= Valentine's Eve =

Novel by Amelia Opie

Valentine's Eve is a novel by Amelia Opie that was published in 1816. Through the trials of its heroine, Opie explores the challenge of living virtuously in a corrupt society.

== Synopsis ==
After Catherine Shirley's father dies in battle, she is adopted by her grandfather, General Shirley.

Catherine is deeply pious and trusting in other people. She marries Lord Shirley (her cousin), and they have twins. After he wrongly suspects her of infidelity, he takes the children away from her.

Lucy Merle (Catherine's republican friend) and Lord Livesay (a friend of Catherine's husband) successfully prove Catherine's innocence.
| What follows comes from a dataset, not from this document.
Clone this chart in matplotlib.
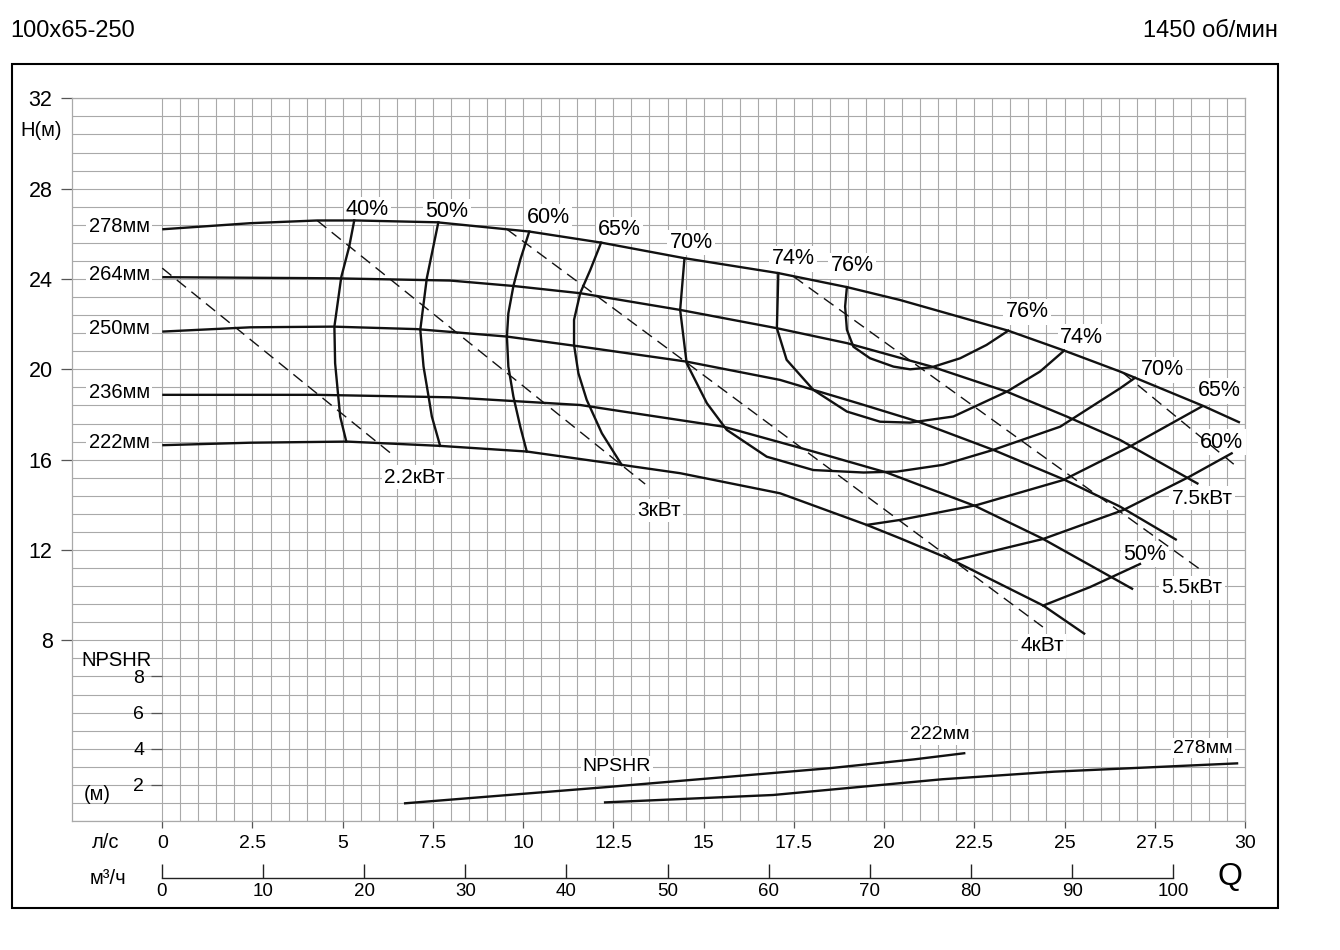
import numpy as np
import matplotlib
matplotlib.use('Agg')
import matplotlib.pyplot as plt
from matplotlib.patches import Rectangle

plt.rcParams['font.family'] = ['Liberation Sans', 'DejaVu Sans']

# ---------------- data (Q in l/s, H in m) ----------------
q_278 = [0, 2.44, 4.29, 5.39, 7.61, 10.17, 12.16, 14.47, 17.07, 18.97, 20.44, 23.44, 24.99, 26.54, 28.84, 29.86]
h_278 = [26.20, 26.47, 26.59, 26.59, 26.51, 26.10, 25.61, 24.92, 24.26, 23.64, 23.07, 21.71, 20.83, 19.90, 18.38, 17.64]

q_264 = [0, 4.75, 7.98, 9.73, 11.58, 14.35, 17.03, 18.97, 21.32, 23.40, 25.06, 26.54, 28.71]
h_264 = [24.08, 24.03, 23.93, 23.69, 23.37, 22.63, 21.82, 21.16, 20.12, 19.01, 17.91, 16.87, 14.92]

q_250 = [0, 2.44, 4.74, 7.05, 9.55, 11.58, 14.53, 17.12, 19.34, 20.95, 23.03, 24.97, 26.54, 28.11]
h_250 = [21.67, 21.86, 21.89, 21.78, 21.45, 21.01, 20.34, 19.53, 18.47, 17.68, 16.43, 15.13, 13.92, 12.44]

q_236 = [0, 4.29, 7.98, 11.58, 13.06, 15.55, 18.04, 20.07, 22.52, 24.37, 26.90]
h_236 = [18.87, 18.87, 18.76, 18.42, 18.06, 17.46, 16.36, 15.43, 13.95, 12.52, 10.26]

q_222 = [0, 2.44, 5.12, 7.70, 10.10, 12.73, 14.35, 17.12, 19.52, 20.44, 21.92, 24.41, 25.57]
h_222 = [16.64, 16.75, 16.80, 16.61, 16.36, 15.77, 15.40, 14.51, 13.11, 12.52, 11.53, 9.54, 8.27]

diameters = ['278мм', '264мм', '250мм', '236мм', '222мм']

# efficiency iso-lines
q_e40 = [5.32, 5.18, 4.96, 4.77, 4.79, 4.93, 5.10]
h_e40 = [26.59, 25.43, 24.08, 21.89, 20.27, 17.91, 16.80]
q_e50 = [7.65, 7.33, 7.15, 7.24, 7.38, 7.47, 7.70]
h_e50 = [26.51, 24.03, 21.75, 20.12, 18.79, 17.91, 16.61]
q_e60 = [10.17, 9.92, 9.73, 9.59, 9.55, 9.59, 9.73, 9.92, 10.10]
h_e60 = [26.10, 24.85, 23.69, 22.48, 21.45, 20.12, 18.79, 17.46, 16.36]
q_e65 = [12.16, 11.86, 11.58, 11.41, 11.41, 11.53, 11.76, 12.18, 12.73]
h_e65 = [25.61, 24.40, 23.37, 22.19, 21.08, 19.83, 18.65, 17.17, 15.77]
q_e70 = [14.47, 14.35, 14.53, 15.09, 15.64, 16.75, 18.04, 19.43, 20.35, 21.63, 23.02, 24.88, 26.54, 26.95]
h_e70 = [24.92, 22.63, 20.27, 18.50, 17.32, 16.13, 15.54, 15.43, 15.47, 15.77, 16.43, 17.46, 19.16, 19.62]
q_e74 = [17.07, 17.03, 17.30, 18.04, 18.97, 19.89, 20.72, 21.92, 23.40, 24.32, 24.99]
h_e74 = [24.26, 21.82, 20.42, 19.09, 18.13, 17.68, 17.64, 17.91, 19.01, 19.90, 20.83]
q_e76 = [18.97, 18.92, 18.97, 19.15, 19.61, 20.26, 20.72, 21.32, 22.11, 22.84, 23.44]
h_e76 = [23.64, 22.78, 21.75, 21.00, 20.49, 20.12, 20.00, 20.09, 20.49, 21.08, 21.71]
q_e65r = [19.52, 20.44, 22.57, 24.97, 26.81, 28.80]
h_e65r = [13.11, 13.33, 13.99, 15.10, 16.58, 18.35]
q_e60r = [21.92, 24.41, 26.63, 28.43, 29.63]
h_e60r = [11.53, 12.49, 13.77, 15.22, 16.28]
q_e50r = [24.41, 25.71, 27.09]
h_e50r = [9.54, 10.36, 11.38]

# power lines (dashed)
q_p22 = [0, 6.45];      h_p22 = [24.48, 16.13]
q_p3 = [4.29, 13.38];   h_p3 = [26.59, 14.92]
q_p4 = [9.55, 24.40];   h_p4 = [26.20, 8.59]
q_p55 = [17.49, 28.75]; h_p55 = [24.11, 11.15]
q_p75 = [26.63, 29.77]; h_p75 = [19.83, 15.69]

# NPSHR (m)
q_n222 = [6.73, 12.27, 18.48, 20.83, 22.22]
n_n222 = [0.98, 1.87, 2.92, 3.41, 3.75]
q_n278 = [12.27, 16.93, 21.61, 24.71, 29.78]
n_n278 = [1.03, 1.44, 2.31, 2.73, 3.19]

# axis ticks
q_ticks = [0, 2.5, 5, 7.5, 10, 12.5, 15, 17.5, 20, 22.5, 25, 27.5, 30]
q_tick_labels = ['0', '2.5', '5', '7.5', '10', '12.5', '15', '17.5', '20', '22.5', '25', '27.5', '30']
m3h_ticks = [0, 10, 20, 30, 40, 50, 60, 70, 80, 90, 100]
m3h_limits = (-8.9, 107.1)   # m3/h scale as printed (slightly stretched vs l/s)
h_ticks = [8, 12, 16, 20, 24, 28, 32]
npsh_ticks = [2, 4, 6, 8]

# label texts and positions
eff_labels = ['40%', '50%', '60%', '65%', '70%', '74%', '76%', '76%', '74%', '70%', '65%', '60%', '50%']
eff_label_q = [5.68, 7.89, 10.69, 12.66, 14.65, 17.48, 19.11, 23.96, 25.48, 27.70, 29.28, 29.36, 27.23]
eff_label_h = [27.07, 26.97, 26.74, 26.17, 25.60, 24.89, 24.58, 22.54, 21.43, 19.97, 19.04, 16.78, 11.82]
pow_labels = ['2.2кВт', '3кВт', '4кВт', '5.5кВт', '7.5кВт']
pow_label_q = [6.98, 13.77, 24.38, 28.53, 28.81]
pow_label_h = [15.23, 13.73, 7.75, 10.32, 14.30]

# ---------------- figure ----------------
W, HP = 1340, 950
fig = plt.figure(figsize=(W / 100, HP / 100), dpi=100)

def fx(x):
    return x / W

def fy(y):
    return 1 - y / HP

GRID_C = '#a9a9a9'
LINE_C = '#111111'

rect = [fx(72), fy(821), fx(1245) - fx(72), fy(98.3) - fy(821)]
ax = fig.add_axes(rect)
ax.set_xlim(-2.5, 30)
ax.set_ylim(0, 32)
for s in ax.spines.values():
    s.set_color(GRID_C)
    s.set_linewidth(0.9)

ax.vlines(np.arange(0, 30.01, 0.5), 0, 32, color=GRID_C, lw=0.8, zorder=1)
ax.hlines(np.arange(0, 32.01, 0.8), -2.5, 30, color=GRID_C, lw=0.8, zorder=1)

ax.set_xticks(q_ticks)
ax.set_xticklabels(q_tick_labels)
ax.tick_params(axis='x', direction='out', length=5, width=0.9, color='#555555', pad=5, labelsize=14)
ax.set_yticks(h_ticks)
ax.set_yticklabels([str(v) for v in h_ticks])
ax.tick_params(axis='y', direction='out', length=8, width=0.9, color='#555555', pad=6, labelsize=15.5)

# H-Q curves
curves = [(q_278, h_278), (q_264, h_264), (q_250, h_250), (q_236, h_236), (q_222, h_222)]
for (q, h), name in zip(curves, diameters):
    ax.plot(q, h, color=LINE_C, lw=1.7, zorder=4, solid_capstyle='butt', solid_joinstyle='round')
    ax.text(-1.19, h[0] + 0.12, name, ha='center', va='center', fontsize=14.5, zorder=3,
            bbox=dict(boxstyle='square,pad=0.12', fc='white', ec='none'))

eff = [(q_e40, h_e40), (q_e50, h_e50), (q_e60, h_e60), (q_e65, h_e65), (q_e70, h_e70),
       (q_e74, h_e74), (q_e76, h_e76), (q_e65r, h_e65r), (q_e60r, h_e60r), (q_e50r, h_e50r)]
for q, h in eff:
    ax.plot(q, h, color=LINE_C, lw=1.7, zorder=4, solid_joinstyle='round')

for q, h in [(q_p22, h_p22), (q_p3, h_p3), (q_p4, h_p4), (q_p55, h_p55), (q_p75, h_p75)]:
    ax.plot(q, h, color=LINE_C, lw=1.0, linestyle=(0, (8.5, 5)), zorder=5)

for t, q, h in zip(eff_labels, eff_label_q, eff_label_h):
    ax.text(q, h, t, ha='center', va='center', fontsize=15.5, zorder=3,
            bbox=dict(boxstyle='square,pad=0.1', fc='white', ec='none'))
for t, q, h in zip(pow_labels, pow_label_q, pow_label_h):
    ax.text(q, h, t, ha='center', va='center', fontsize=15, zorder=3,
            bbox=dict(boxstyle='square,pad=0.1', fc='white', ec='none'))

# NPSHR axis
ax3 = fig.add_axes(rect, frameon=False)
ax3.set_xlim(-2.5, 30)
ax3.set_ylim(0, 40)
ax3.patch.set_visible(False)
ax3.xaxis.set_visible(False)
ax3.spines['left'].set_position(('data', 0))
ax3.set_yticks(npsh_ticks)
ax3.set_yticklabels([str(v) for v in npsh_ticks])
ax3.tick_params(axis='y', direction='out', length=8, width=0.9, color='#555555', pad=5, labelsize=14)
ax3.plot(q_n222, n_n222, color=LINE_C, lw=1.7, zorder=4, solid_joinstyle='round')
ax3.plot(q_n278, n_n278, color=LINE_C, lw=1.7, zorder=4, solid_joinstyle='round')
ax3.text(12.6, 3.04, 'NPSHR', ha='center', va='center', fontsize=14, zorder=3,
         bbox=dict(boxstyle='square,pad=0.1', fc='white', ec='none'))
ax3.text(21.55, 4.76, '222мм', ha='center', va='center', fontsize=14, zorder=3,
         bbox=dict(boxstyle='square,pad=0.1', fc='white', ec='none'))
ax3.text(28.84, 4.04, '278мм', ha='center', va='center', fontsize=14, zorder=3,
         bbox=dict(boxstyle='square,pad=0.1', fc='white', ec='none'))

# m3/h axis
ax2 = fig.add_axes([rect[0], fy(878), rect[2], 0.0005])
ax2.set_xlim(*m3h_limits)
ax2.patch.set_visible(False)
for k in ['top', 'left', 'right']:
    ax2.spines[k].set_visible(False)
ax2.spines['bottom'].set_bounds(0, 100)
ax2.spines['bottom'].set_color('#222222')
ax2.spines['bottom'].set_linewidth(1.0)
ax2.set_yticks([])
ax2.set_xticks(m3h_ticks)
ax2.set_xticklabels([str(v) for v in m3h_ticks])
ax2.tick_params(axis='x', direction='in', length=10, width=1.0, color='#222222', pad=3.5, labelsize=13.5)

# outer frame and free texts
fig.add_artist(Rectangle((fx(12), fy(908)), fx(1278) - fx(12), fy(64) - fy(908),
                         transform=fig.transFigure, fill=False, ec='black', lw=1.5))
fig.text(fx(10), fy(31), '100x65-250', ha='left', va='center', fontsize=17)
fig.text(fx(1278), fy(31), '1450 об/мин', ha='right', va='center', fontsize=17)
fig.text(fx(41), fy(131), 'H(м)', ha='center', va='center', fontsize=14.5)
fig.text(fx(116), fy(660), 'NPSHR', ha='center', va='center', fontsize=14.5)
fig.text(fx(97), fy(794), '(м)', ha='center', va='center', fontsize=14.5)
fig.text(fx(106), fy(843), 'л/с', ha='center', va='center', fontsize=14.5)
fig.text(fx(108), fy(879), 'м³/ч', ha='center', va='center', fontsize=14.5)
fig.text(fx(1230), fy(877), 'Q', ha='center', va='center', fontsize=23)

fig.savefig('out.png', dpi=100)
Catherine is briefly reunited with her husband and children, but she dies shortly afterwards.

== Reception ==
Opie was dismayed to find that Valentine's Eve displeased many of her Quaker friends and acquaintances - in part because of its allusions to adultery, seduction, and a brothel.

The novel was not received particularly well by reviewers. One reviewer felt that it 'is not calculated either by its conduct or its circumstances to display advantageously the talents of the writer'.

The character of Catherine has similarities with the virtuous heroine of Samuel Richardson's popular novel Clarissa (1748). However, Isabelle Marie Cosgrave argues that the ending of Valentine's Eve is even bleaker than that of Clarissa. She suggests that Valentine's Eve implicitly criticises both 'worldly' society and the Established Church, for failing to support those who try and live according to their Christian principles: "It is through society’s refusal to acknowledge the importance of religion in everyday life – and the malice that virtuous piety seems to invite – that Catherine Shirley comes to die ... Since Catherine does nothing wrong in Valentine’s Eve to warrant her death, the reader must question what kind of reward might be possible for such a pious woman in such a hostile world, and it is the sort of question that is not normally asked of the readers of a ‘moral-evangelical’ novel."